Übrigens spucken sich auch Politiker gerne mal selbst in die Suppe. Erst vor kurzem baute sich der Neuköllner Bürgermeister Martin Hikel (SPD) am Stand der Lieberal-Konservativen Reformer auf, weil das Plakat des Spitzenkandidaten Carsten Schanz dort vor dem Edeka hing. Dies sei nicht erlaubt und was er sich denn erdreiste. Schanz wieß ihn auf die betreffende Formulierung in der Genehmigung hin, die ihm recht gab. Aber das befriedigte Hikel nicht und er setzte seine Behörde in Gang, um die LKR abzumahnen, was natürlich haltlos war. Die Retoure-Kutsche bekam er dann selbst zu spüren. Der LKR-Politiker Schanz, der 34 Jahre in der CDU war und reichlich Wahlkampferfahrung sammeln konnte, zeigte nun jedes falsch gehängte Plakat von Hikel an, und das waren nicht wenige. Denn auch der Bürgermeister mit seinem Gutsherren-Gebaren nimmt es mit Regeln nicht so genau, und auch sein Kreisverband nutzt regelmäßig oben erwähnte Parkplätze an der e-Ladestation. Wenn es um die eigene Partei geht, ist man gerne bequem und nimmt sich Freiheiten heraus. Aber wehe, der politische Gegner macht das. Da wird sofort in Wild-West-Manier geschossen. Kein Wunder also, dass Bürger politikverdrossen sind und glauben, dass alle Mandatsträger verlogen sind.

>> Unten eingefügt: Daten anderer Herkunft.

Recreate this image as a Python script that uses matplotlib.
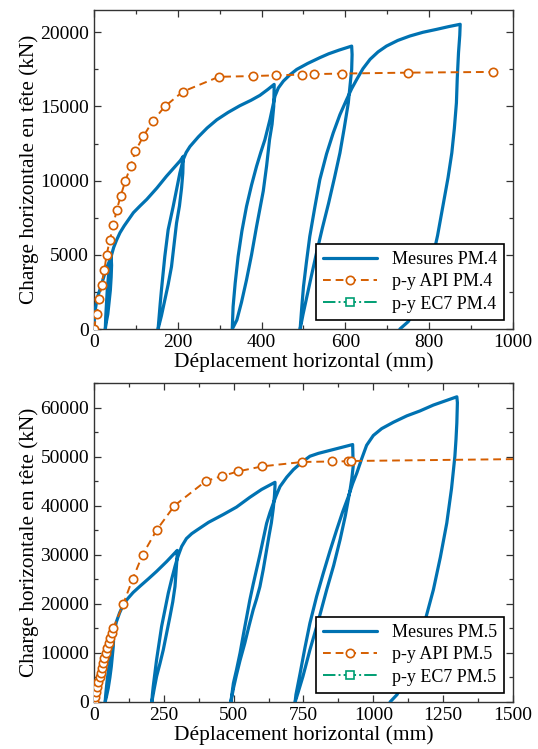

Berlin hat andere Probleme als solche Kleinkriege. Diese Aufgaben werden leider seit Jahren immer gravierender. Wohnungsknappeit, schlecht ausgestattete Feuerwehr und Polizeiabschnitte, fehlende Kita-Plätze, dafür haufenweise Baustellen und Popup-Radwege. Man kann sich gut vorstellen, wie Berlin aussieht, wenn hier kein politischer Wechsel kommt. Berlin 2026 ist dann vielleicht keine Stadt mehr, in der ich gut und gerne lebe.